Portable Generator Safety
It is hard to imagine living in today's world without electricity. That is why at Hancock-Wood, we not only provide our members with reliable electric service, but also work very hard to keep the lights on and restore service when outages occur.
Since nearly all electric power outages are unexpected, and because it sometimes takes time for Hancock-Wood to restore your power, many members rely on an electric portable generator as an immediate and alternate source of power until the main supply is back. Home emergency generators are most commonly found to be gasoline powered and must be handled properly. Portable generators usually range in size, horse power and power capability.

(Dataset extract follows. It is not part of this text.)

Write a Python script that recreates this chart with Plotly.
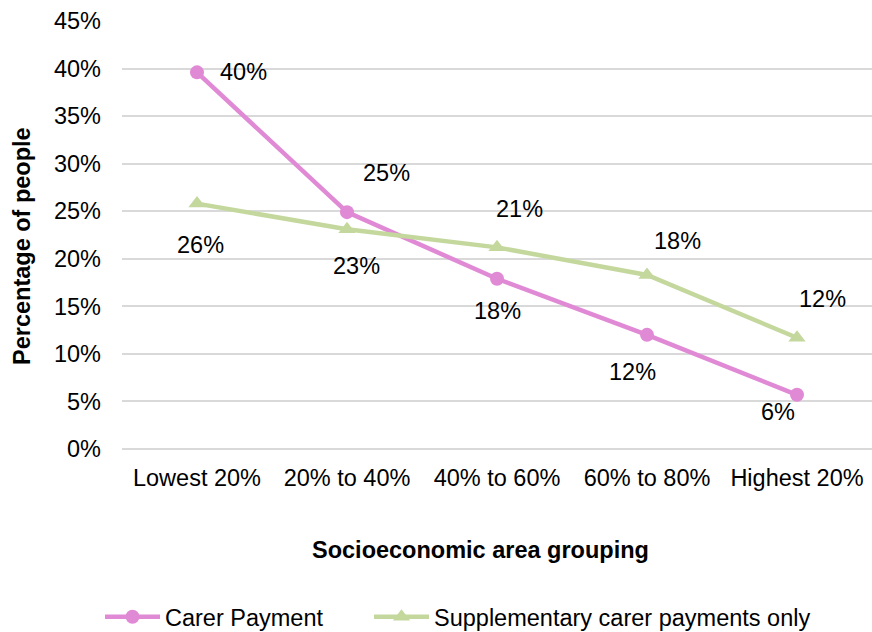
import plotly.graph_objects as go

categories = ["Lowest 20%", "20% to 40%", "40% to 60%", "60% to 80%", "Highest 20%"]
carer_payment = [39.6, 24.9, 17.9, 12.0, 5.7]
supplementary = [25.8, 23.1, 21.2, 18.3, 11.7]
carer_labels = ["40%", "25%", "18%", "12%", "6%"]
supp_labels = ["26%", "23%", "21%", "18%", "12%"]
y_ticks = [0, 5, 10, 15, 20, 25, 30, 35, 40, 45]

carer_offsets = [(46, 0), (39, 39), (0, -32), (-15, -37), (-19, -17)]
supp_offsets = [(3, -41), (9, -37), (22, 38), (30, 34), (25, 39)]

PINK = "#E08AD5"
GREEN = "#C4D89E"
FONT = "Liberation Sans, Arial, sans-serif"
FS = 23.5

fig = go.Figure()
fig.add_trace(go.Scatter(
    x=categories, y=carer_payment, name="Carer Payment", mode="lines+markers",
    line=dict(color=PINK, width=4.5), marker=dict(symbol="circle", size=14, color=PINK),
    legend="legend",
))
fig.add_trace(go.Scatter(
    x=categories, y=supplementary, name="Supplementary carer payments only", mode="lines+markers",
    line=dict(color=GREEN, width=4.5), marker=dict(symbol="triangle-up", size=15, color=GREEN),
    legend="legend2",
))

for vals, labs, offs in [(carer_payment, carer_labels, carer_offsets), (supplementary, supp_labels, supp_offsets)]:
    for c, v, t, (dx, dy) in zip(categories, vals, labs, offs):
        fig.add_annotation(x=c, y=v, text=t, showarrow=False, xshift=dx, yshift=dy,
                           font=dict(size=FS, color="#000000", family=FONT))

# axis titles
fig.add_annotation(xref="paper", yref="paper", x=(480 - 122) / 750, y=-(550 - 449) / 428,
                   text="<b>Socioeconomic area grouping</b>", showarrow=False,
                   xanchor="center", yanchor="middle", font=dict(size=FS, family=FONT))
fig.add_annotation(xref="paper", yref="paper", x=-(122 - 22) / 750, y=(449 - 246) / 428,
                   text="<b>Percentage of people</b>", showarrow=False, textangle=-90,
                   xanchor="center", yanchor="middle", font=dict(size=FS, family=FONT))

legend_common = dict(orientation="h", xref="container", yref="container",
                     xanchor="left", y=15 / 632, yanchor="middle",
                     font=dict(size=FS), itemwidth=55, bgcolor="rgba(0,0,0,0)")

fig.update_layout(
    width=872, height=632,
    margin=dict(l=122, r=0, t=21, b=183, autoexpand=False),
    plot_bgcolor="white", paper_bgcolor="white",
    font=dict(family=FONT, size=FS, color="#000000"),
    showlegend=True,
    legend=dict(x=100 / 872, **legend_common),
    legend2=dict(x=369 / 872, **legend_common),
    xaxis=dict(
        showgrid=False, showline=False, ticks="", tickfont=dict(size=FS),
        range=[-0.5, 4.5], automargin=False, ticklabelstandoff=12,
    ),
    yaxis=dict(
        range=[0, 45], tickvals=y_ticks, ticktext=[f"{v}%" for v in y_ticks],
        showgrid=True, gridcolor="#D9D9D9", gridwidth=1.5,
        zeroline=True, zerolinecolor="#D9D9D9", zerolinewidth=1.5,
        showline=False, ticks="", tickfont=dict(size=FS), automargin=False,
        ticklabelstandoff=20,
    ),
)

fig.write_html(
    "out.html",
    config={"displayModeBar": False},
    post_script="document.body.style.margin='0';document.body.style.overflow='hidden';",
)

Make the Proper Connection
Connecting the generator to the main electrical supply for your house requires the services of a qualified and licensed electrician. Installation costs can often range from $600 to $1000, and it is always a good idea to notify HWE before making an investment.
In compliance with state and local electrical codes, you must install a double-pole, double-throw transfer switch to prevent generator from backfeeding into Hancock-Wood's system, thus electrocuting any individuals repairing electrical lines.
View a wiring diagram here.
Save Your Life and Others
When using your portable electric generator, always use a three-wire extension cord that contains a three-blade grounding plug and a three-slot receptacle that will accept your unit's plug. Worn down, damaged, undersized, or ungrounded extension cords can cause electrocution.
Rules to Live By
- Make sure a qualified, licensed electrician installs a double-pole, double-throw transfer switch to connect the generator to your home's electrical system. Remember this is required by law (National Electric Code).
- Make sure generator is connected to an appropriate electrical ground.
- Operate generator in clean, dry and well-ventilated area. Always make sure you have dry hands before handling your portable generator.
- Inspect extension cords before use and replace if worn, damaged, undersized, or undergrounded.
- Before adding fuel to your generator, always turn off the engine and allow to cool. Also, fuel up in a well-ventilated area and make sure there is a fire extinguisher near to handle gasoline or fuel fires.
- Never attempt to speed up your generator to obtain more performance. By doing this the output voltage and frequency will be thrown out of standard, endangering you and those around you.
Consider the Alternatives
Do you have an alternative heat source such as natural gas, oil, or wood? If so, you may be able to get by without a personal power plant, but unfortunately these alternate sources of heat have fans, motors and pilot lamps that need electricity. Flashlights and candles are useful when the lights go out, but almost all other appliances are going to require power from somewhere. A portable generator to power you during those unexpected emergencies is useful, but remember to use your generator safely and responsibly. Review and understand your generator's operating instructions and warnings.